** START OF Data shown **

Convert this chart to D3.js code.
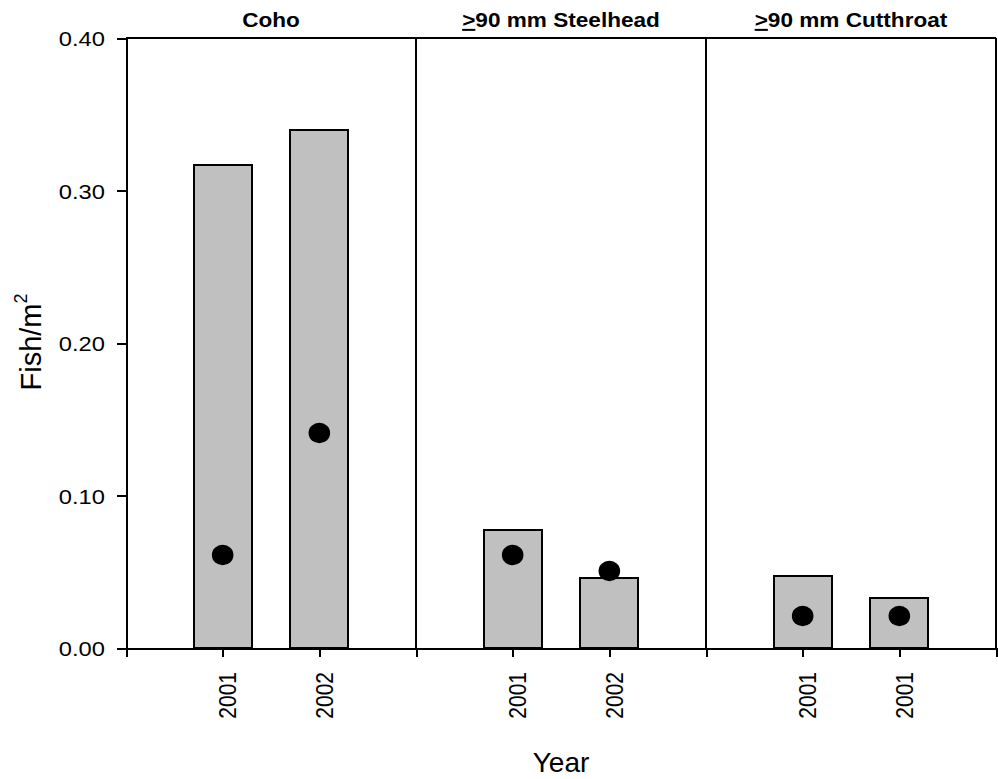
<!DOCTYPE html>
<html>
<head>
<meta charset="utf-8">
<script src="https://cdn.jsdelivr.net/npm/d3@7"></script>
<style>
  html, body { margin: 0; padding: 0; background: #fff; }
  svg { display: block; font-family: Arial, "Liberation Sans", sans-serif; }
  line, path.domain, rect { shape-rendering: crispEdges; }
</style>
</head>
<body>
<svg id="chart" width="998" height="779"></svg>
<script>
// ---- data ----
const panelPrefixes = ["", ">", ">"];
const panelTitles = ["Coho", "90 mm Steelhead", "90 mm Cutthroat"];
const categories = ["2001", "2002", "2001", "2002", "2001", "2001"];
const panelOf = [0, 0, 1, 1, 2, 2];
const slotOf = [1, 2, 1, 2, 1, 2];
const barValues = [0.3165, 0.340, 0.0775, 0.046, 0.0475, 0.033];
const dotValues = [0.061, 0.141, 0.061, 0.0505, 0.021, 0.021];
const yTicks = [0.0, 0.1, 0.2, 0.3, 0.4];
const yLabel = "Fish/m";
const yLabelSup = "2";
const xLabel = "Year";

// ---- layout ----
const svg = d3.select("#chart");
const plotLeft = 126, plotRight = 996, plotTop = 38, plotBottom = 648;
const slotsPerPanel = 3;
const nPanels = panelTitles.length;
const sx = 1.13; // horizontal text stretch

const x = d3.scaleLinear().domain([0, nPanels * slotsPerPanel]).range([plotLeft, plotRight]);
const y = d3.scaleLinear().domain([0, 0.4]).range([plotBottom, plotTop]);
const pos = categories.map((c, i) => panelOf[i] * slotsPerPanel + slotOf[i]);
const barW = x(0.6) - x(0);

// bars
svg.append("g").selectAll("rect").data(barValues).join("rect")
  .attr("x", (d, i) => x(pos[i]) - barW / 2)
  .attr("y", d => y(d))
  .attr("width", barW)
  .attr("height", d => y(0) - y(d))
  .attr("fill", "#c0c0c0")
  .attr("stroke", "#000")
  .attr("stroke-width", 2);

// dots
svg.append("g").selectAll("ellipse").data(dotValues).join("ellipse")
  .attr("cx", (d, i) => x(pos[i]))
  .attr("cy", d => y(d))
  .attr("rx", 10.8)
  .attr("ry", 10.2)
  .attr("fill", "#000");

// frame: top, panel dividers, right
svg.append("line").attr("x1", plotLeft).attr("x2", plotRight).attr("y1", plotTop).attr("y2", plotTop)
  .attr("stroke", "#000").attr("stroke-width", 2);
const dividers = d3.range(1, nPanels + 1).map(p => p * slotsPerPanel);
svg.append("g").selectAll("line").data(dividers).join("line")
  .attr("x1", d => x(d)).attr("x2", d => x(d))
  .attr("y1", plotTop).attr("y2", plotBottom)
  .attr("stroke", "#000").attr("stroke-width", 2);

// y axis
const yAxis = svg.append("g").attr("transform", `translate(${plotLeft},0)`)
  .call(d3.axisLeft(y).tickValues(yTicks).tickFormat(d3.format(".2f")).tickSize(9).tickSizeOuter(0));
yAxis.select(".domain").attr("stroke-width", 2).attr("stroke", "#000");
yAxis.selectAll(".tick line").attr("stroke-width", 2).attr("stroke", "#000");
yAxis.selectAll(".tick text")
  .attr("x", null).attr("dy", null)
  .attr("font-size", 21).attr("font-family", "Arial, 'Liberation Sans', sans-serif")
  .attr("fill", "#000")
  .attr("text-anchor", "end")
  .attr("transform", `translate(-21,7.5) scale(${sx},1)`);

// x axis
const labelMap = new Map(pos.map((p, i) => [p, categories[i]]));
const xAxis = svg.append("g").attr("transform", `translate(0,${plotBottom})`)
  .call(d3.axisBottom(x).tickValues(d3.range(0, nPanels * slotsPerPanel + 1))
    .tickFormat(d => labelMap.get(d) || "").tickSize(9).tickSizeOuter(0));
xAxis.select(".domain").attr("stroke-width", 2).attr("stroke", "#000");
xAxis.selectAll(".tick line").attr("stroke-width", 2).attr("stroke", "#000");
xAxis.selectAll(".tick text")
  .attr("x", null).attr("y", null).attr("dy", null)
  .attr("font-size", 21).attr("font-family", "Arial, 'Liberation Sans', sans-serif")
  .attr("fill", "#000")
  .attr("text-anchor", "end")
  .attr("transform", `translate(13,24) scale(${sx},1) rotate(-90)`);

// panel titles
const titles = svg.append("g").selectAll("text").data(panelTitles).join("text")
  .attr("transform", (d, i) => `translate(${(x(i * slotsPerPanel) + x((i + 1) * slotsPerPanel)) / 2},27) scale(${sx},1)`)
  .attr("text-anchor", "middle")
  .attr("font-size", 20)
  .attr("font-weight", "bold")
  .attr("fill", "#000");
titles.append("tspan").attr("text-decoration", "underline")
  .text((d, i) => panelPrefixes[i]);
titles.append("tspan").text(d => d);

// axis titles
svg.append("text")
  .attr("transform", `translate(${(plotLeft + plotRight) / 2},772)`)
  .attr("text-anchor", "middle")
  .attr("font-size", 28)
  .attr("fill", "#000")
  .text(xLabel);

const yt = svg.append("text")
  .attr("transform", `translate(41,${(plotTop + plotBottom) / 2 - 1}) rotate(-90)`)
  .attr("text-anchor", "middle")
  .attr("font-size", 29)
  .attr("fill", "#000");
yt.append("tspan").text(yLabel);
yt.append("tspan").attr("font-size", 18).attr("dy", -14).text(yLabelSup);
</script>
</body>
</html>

** END OF Data shown **

[Problem description] Leave out the pictures and retype every line above exactly.

[Written response]
Convert this chart to D3.js code.
<!DOCTYPE html>
<html>
<head>
<meta charset="utf-8">
<script src="https://cdn.jsdelivr.net/npm/d3@7"></script>
<style>
  html, body { margin: 0; padding: 0; background: #fff; }
  svg { display: block; font-family: Arial, "Liberation Sans", sans-serif; }
  line, path.domain, rect { shape-rendering: crispEdges; }
</style>
</head>
<body>
<svg id="chart" width="998" height="779"></svg>
<script>
// ---- data ----
const panelPrefixes = ["", ">", ">"];
const panelTitles = ["Coho", "90 mm Steelhead", "90 mm Cutthroat"];
const categories = ["2001", "2002", "2001", "2002", "2001", "2001"];
const panelOf = [0, 0, 1, 1, 2, 2];
const slotOf = [1, 2, 1, 2, 1, 2];
const barValues = [0.3165, 0.340, 0.0775, 0.046, 0.0475, 0.033];
const dotValues = [0.061, 0.141, 0.061, 0.0505, 0.021, 0.021];
const yTicks = [0.0, 0.1, 0.2, 0.3, 0.4];
const yLabel = "Fish/m";
const yLabelSup = "2";
const xLabel = "Year";

// ---- layout ----
const svg = d3.select("#chart");
const plotLeft = 126, plotRight = 996, plotTop = 38, plotBottom = 648;
const slotsPerPanel = 3;
const nPanels = panelTitles.length;
const sx = 1.13; // horizontal text stretch

const x = d3.scaleLinear().domain([0, nPanels * slotsPerPanel]).range([plotLeft, plotRight]);
const y = d3.scaleLinear().domain([0, 0.4]).range([plotBottom, plotTop]);
const pos = categories.map((c, i) => panelOf[i] * slotsPerPanel + slotOf[i]);
const barW = x(0.6) - x(0);

// bars
svg.append("g").selectAll("rect").data(barValues).join("rect")
  .attr("x", (d, i) => x(pos[i]) - barW / 2)
  .attr("y", d => y(d))
  .attr("width", barW)
  .attr("height", d => y(0) - y(d))
  .attr("fill", "#c0c0c0")
  .attr("stroke", "#000")
  .attr("stroke-width", 2);

// dots
svg.append("g").selectAll("ellipse").data(dotValues).join("ellipse")
  .attr("cx", (d, i) => x(pos[i]))
  .attr("cy", d => y(d))
  .attr("rx", 10.8)
  .attr("ry", 10.2)
  .attr("fill", "#000");

// frame: top, panel dividers, right
svg.append("line").attr("x1", plotLeft).attr("x2", plotRight).attr("y1", plotTop).attr("y2", plotTop)
  .attr("stroke", "#000").attr("stroke-width", 2);
const dividers = d3.range(1, nPanels + 1).map(p => p * slotsPerPanel);
svg.append("g").selectAll("line").data(dividers).join("line")
  .attr("x1", d => x(d)).attr("x2", d => x(d))
  .attr("y1", plotTop).attr("y2", plotBottom)
  .attr("stroke", "#000").attr("stroke-width", 2);

// y axis
const yAxis = svg.append("g").attr("transform", `translate(${plotLeft},0)`)
  .call(d3.axisLeft(y).tickValues(yTicks).tickFormat(d3.format(".2f")).tickSize(9).tickSizeOuter(0));
yAxis.select(".domain").attr("stroke-width", 2).attr("stroke", "#000");
yAxis.selectAll(".tick line").attr("stroke-width", 2).attr("stroke", "#000");
yAxis.selectAll(".tick text")
  .attr("x", null).attr("dy", null)
  .attr("font-size", 21).attr("font-family", "Arial, 'Liberation Sans', sans-serif")
  .attr("fill", "#000")
  .attr("text-anchor", "end")
  .attr("transform", `translate(-21,7.5) scale(${sx},1)`);

// x axis
const labelMap = new Map(pos.map((p, i) => [p, categories[i]]));
const xAxis = svg.append("g").attr("transform", `translate(0,${plotBottom})`)
  .call(d3.axisBottom(x).tickValues(d3.range(0, nPanels * slotsPerPanel + 1))
    .tickFormat(d => labelMap.get(d) || "").tickSize(9).tickSizeOuter(0));
xAxis.select(".domain").attr("stroke-width", 2).attr("stroke", "#000");
xAxis.selectAll(".tick line").attr("stroke-width", 2).attr("stroke", "#000");
xAxis.selectAll(".tick text")
  .attr("x", null).attr("y", null).attr("dy", null)
  .attr("font-size", 21).attr("font-family", "Arial, 'Liberation Sans', sans-serif")
  .attr("fill", "#000")
  .attr("text-anchor", "end")
  .attr("transform", `translate(13,24) scale(${sx},1) rotate(-90)`);

// panel titles
const titles = svg.append("g").selectAll("text").data(panelTitles).join("text")
  .attr("transform", (d, i) => `translate(${(x(i * slotsPerPanel) + x((i + 1) * slotsPerPanel)) / 2},27) scale(${sx},1)`)
  .attr("text-anchor", "middle")
  .attr("font-size", 20)
  .attr("font-weight", "bold")
  .attr("fill", "#000");
titles.append("tspan").attr("text-decoration", "underline")
  .text((d, i) => panelPrefixes[i]);
titles.append("tspan").text(d => d);

// axis titles
svg.append("text")
  .attr("transform", `translate(${(plotLeft + plotRight) / 2},772)`)
  .attr("text-anchor", "middle")
  .attr("font-size", 28)
  .attr("fill", "#000")
  .text(xLabel);

const yt = svg.append("text")
  .attr("transform", `translate(41,${(plotTop + plotBottom) / 2 - 1}) rotate(-90)`)
  .attr("text-anchor", "middle")
  .attr("font-size", 29)
  .attr("fill", "#000");
yt.append("tspan").text(yLabel);
yt.append("tspan").attr("font-size", 18).attr("dy", -14).text(yLabelSup);
</script>
</body>
</html>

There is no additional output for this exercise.